Era un amante appassionato, discreto, esigente, timido, tenero, virile…? «Sarebbe stato un amante straordinario. Mi sono sposata vergine: fa un po' ridere, perché avevo 23 anni. Ero poco esperta. E per lui ero una donna un po' angelicata. Mi aveva molto idealizzata. Aveva un rispetto tale che limitava le effusioni: aveva timore di contaminarmi. Sarebbe potuta andare meglio, se non mi avesse considerata, o lo avesse fatto meno, una Madonna su un altare».
Perché il rapporto si esaurì?
«Ah, non lo so. Non cambiò nulla: né in lui né in me. Avevo bisogno di star sola: è una necessità ciclica. Era talmente irrazionale e poco spiegabile che inventai che mi stavo innamorando di un altro, e non era vero. Ne soffrì enormemente. Andai in un piccolo appartamento che era stato di mia nonna: una specie di cantina dalle parti di piazza Quadrata, dove mi sentivo terribilmente felice».
Quando Brancati morì gli era vicina?
«Sì, sì. Andammo a Torino insieme. Noi ci vedevamo, andavamo fuori con gli amici, a cena, lui veniva a casa mia, io andavo a casa sua a vedere nostra figlia che gli avevo lasciato, ma a volte tenevo con me. Non era stata una separazione terrificante, non c'erano interessi di mezzo. E quando andò a Torino, per operarsi, andai con lui. Stemmo lì alcuni giorni perché doveva fare delle analisi. Dormii nella stessa camera, la sera prima dell'operazione. Morì sotto i ferri».
Che cosa le è rimasto, dopo circa mezzo secolo, di quell'amore?
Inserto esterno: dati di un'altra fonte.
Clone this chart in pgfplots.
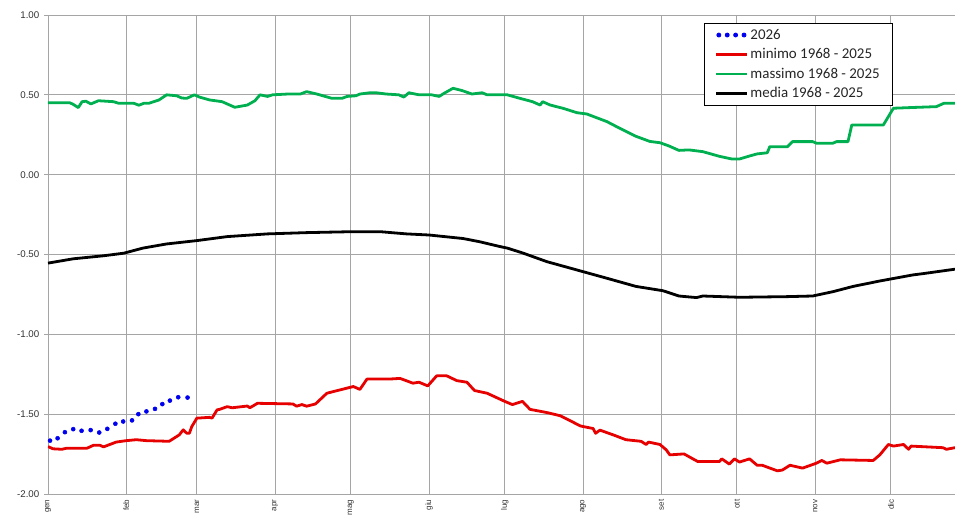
\documentclass[border=0pt]{standalone}
\usepackage{fontspec}
\setmainfont{Liberation Sans}
\newfontfamily\carlito{Carlito}
\usepackage{pgfplots}
\pgfplotsset{compat=1.18}
\usepackage{pgfplotstable}

\pgfplotstableread{
d v
0.8 -1.666
3.8 -1.651
6.7 -1.613
10 -1.594
13.3 -1.604
16.9 -1.600
20.3 -1.615
23.5 -1.592
26.7 -1.560
29.8 -1.546
33.3 -1.539
35.8 -1.500
39 -1.483
42.4 -1.467
45.3 -1.437
48.3 -1.415
51.6 -1.394
55.3 -1.396
}\tabA

\pgfplotstableread{
d v
0 -1.703
2 -1.717
5.5 -1.720
7.5 -1.713
15.5 -1.713
18 -1.695
20.6 -1.695
22 -1.705
27 -1.675
31 -1.666
35 -1.660
39 -1.666
48 -1.670
51 -1.640
52 -1.630
53.6 -1.598
55 -1.620
56 -1.620
57 -1.577
59 -1.525
64 -1.520
65 -1.525
67 -1.473
68 -1.470
71 -1.453
73 -1.460
79 -1.449
80 -1.460
83 -1.432
97 -1.436
98.5 -1.450
100.6 -1.440
102.5 -1.450
106 -1.436
110.5 -1.369
115.7 -1.348
121 -1.327
123.6 -1.345
126.4 -1.280
135.5 -1.280
139.5 -1.276
144.6 -1.306
147 -1.300
150.5 -1.323
154 -1.260
158 -1.260
162 -1.290
166 -1.300
169 -1.352
174 -1.369
181 -1.420
184 -1.440
188 -1.420
191 -1.470
197.7 -1.490
203 -1.510
211 -1.574
216 -1.590
217 -1.620
218.7 -1.600
224 -1.630
229 -1.660
235 -1.670
237 -1.690
238 -1.675
242.5 -1.690
245 -1.724
246.4 -1.755
252 -1.749
257.5 -1.797
266 -1.797
267 -1.780
270 -1.813
272 -1.780
274 -1.800
278 -1.780
281 -1.820
283 -1.820
289 -1.855
291 -1.850
294 -1.820
299 -1.838
304.5 -1.807
306.6 -1.790
308.6 -1.807
314 -1.786
327 -1.790
329.6 -1.755
333 -1.690
335 -1.700
339 -1.690
341 -1.720
342 -1.700
354.6 -1.710
356 -1.720
359.4 -1.710
}\tabMin

\pgfplotstableread{
d v
0 0.450
8.7 0.450
10 0.440
12 0.420
13.5 0.457
15 0.460
17 0.443
20 0.463
26 0.457
28 0.447
34 0.447
36 0.435
38 0.447
40 0.447
44 0.468
47 0.500
51 0.494
53 0.480
55 0.478
58 0.500
60 0.486
64 0.468
69 0.457
74 0.422
79 0.436
82 0.463
84 0.500
87 0.490
89 0.500
95 0.505
100 0.505
102.5 0.520
106.5 0.505
112.5 0.478
116.5 0.478
118.5 0.490
122 0.494
123.6 0.505
127.6 0.513
130 0.513
134 0.505
139 0.500
141 0.486
143 0.513
147 0.500
152 0.500
155 0.490
157 0.510
160.5 0.541
164 0.527
168 0.505
172 0.513
174 0.500
178 0.500
182 0.500
187 0.478
192 0.457
195 0.436
196 0.457
199 0.436
204 0.416
209.6 0.388
213.5 0.380
221.5 0.332
226.6 0.290
233 0.240
238.5 0.208
242.5 0.200
246 0.180
250 0.152
254 0.155
259.5 0.144
266 0.115
271 0.098
274 0.098
278 0.117
281 0.130
285 0.137
286 0.175
293 0.175
295 0.207
303 0.207
304.5 0.197
311 0.197
312.5 0.207
317 0.207
318.5 0.311
331 0.311
335 0.416
341.5 0.420
352 0.426
355 0.447
359.4 0.447
}\tabMax

\pgfplotstableread{
d v
0 -0.554
10 -0.527
22 -0.508
30 -0.492
37.6 -0.460
47 -0.434
59 -0.413
71 -0.388
87 -0.371
102.6 -0.363
121 -0.357
131.5 -0.357
142 -0.371
151 -0.378
164.5 -0.400
171 -0.420
179 -0.450
182 -0.460
188 -0.490
197.7 -0.545
209.6 -0.597
221.5 -0.649
233 -0.700
243.7 -0.727
250 -0.760
257 -0.770
259.5 -0.760
274 -0.768
292.8 -0.764
303 -0.760
311 -0.733
319 -0.700
329.6 -0.666
342.7 -0.628
346.7 -0.620
359.4 -0.592
}\tabMed

\definecolor{xred}{RGB}{230,0,0}
\definecolor{xgreen}{RGB}{0,176,80}
\definecolor{xblue}{RGB}{0,0,240}
\definecolor{xgrid}{RGB}{165,165,165}

\begin{document}
\begin{tikzpicture}
\begin{axis}[
  name=main,
  scale only axis,
  width=680.25pt, height=359.25pt,
  xmin=0, xmax=359.4, ymin=-2, ymax=1,
  axis x line*=bottom, axis y line*=left,
  axis line style={xgrid, line width=0.7pt, -},
  grid=major,
  grid style={xgrid, line width=0.7pt},
  ytick={-2,-1.5,-1,-0.5,0,0.5,1},
  /pgf/number format/fixed,
  /pgf/number format/fixed zerofill,
  /pgf/number format/precision=2,
  /pgf/number format/assume math mode=true,
  yticklabel style={font=\fontsize{7.3}{8}\selectfont, text=black!80},
  ytick style={xgrid, line width=0.7pt},
  tick align=outside,
  major tick length=3pt,
  xtick={0,31,59,90,120,151,181,212,243,273,304,334},
  xticklabels={gen,feb,mar,apr,mag,giu,lug,ago,set,ott,nov,dic},
  xtick style={draw=none},
  xticklabel style={rotate=90, anchor=east, inner sep=1pt, font=\fontsize{6}{7}\selectfont, text=black!80},
  legend cell align=left,
  legend style={at={(rel axis cs:0.7233,0.9833)}, anchor=north west,
    draw=black, line width=0.6pt, fill=white,
    font=\carlito\fontsize{11.2}{13}\selectfont, text=black!85,
    row sep=3pt, inner xsep=8pt, inner ysep=3pt,
    nodes={inner xsep=1.5pt, inner ysep=1.2pt}},
  legend image code/.code={\draw[#1, line width=2pt] (0pt,0pt) -- (23pt,0pt);},
]
\addplot[only marks, mark=*, mark size=1.5pt, color=xblue,
  legend image code/.code={\foreach \i in {0,1,2,3}{\fill[xblue] (\i*6.3pt+1.8pt,0pt) circle (1.5pt);}}]
  table[x=d, y=v] {\tabA};
\addlegendentry{2026}
\addplot[xred, line width=2.1pt, line join=round] table[x=d, y=v] {\tabMin};
\addlegendentry{minimo 1968 - 2025}
\addplot[xgreen, line width=2.1pt, line join=round] table[x=d, y=v] {\tabMax};
\addlegendentry{massimo 1968 - 2025}
\addplot[black, line width=2.1pt, line join=round] table[x=d, y=v] {\tabMed};
\addlegendentry{media 1968 - 2025}
\end{axis}
\pgfresetboundingbox
\path[use as bounding box] ([xshift=-36pt,yshift=-16.5pt]main.south west) rectangle ([yshift=11.25pt]main.north east);
\end{tikzpicture}
\end{document}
«Ho il rimpianto terribile di non avere vicino una persona di quella statura intellettuale, di quel rigore morale, di quella capacità di giudizio. E' stato una guida importante. Mi ha fatto conoscere tante cose, e poeti, scrittori. Soprattutto mi è rimasta l'attitudine a capire subito quello che è una moda e quello che è un valore. Mi manca enormemente questa pietra di paragone, che lui sarebbe stato, in un mondo dove ogni mattina sbatti la faccia contro fatti orribili che accadono. Pensiamo alla politica italiana: oscena, mostruosa. Vorrei avere qualcuno vicino che mi aiutasse a comprendere, a sopportare, poi forse anche a riderne. Lui ne sarebbe stato forse capace; io no».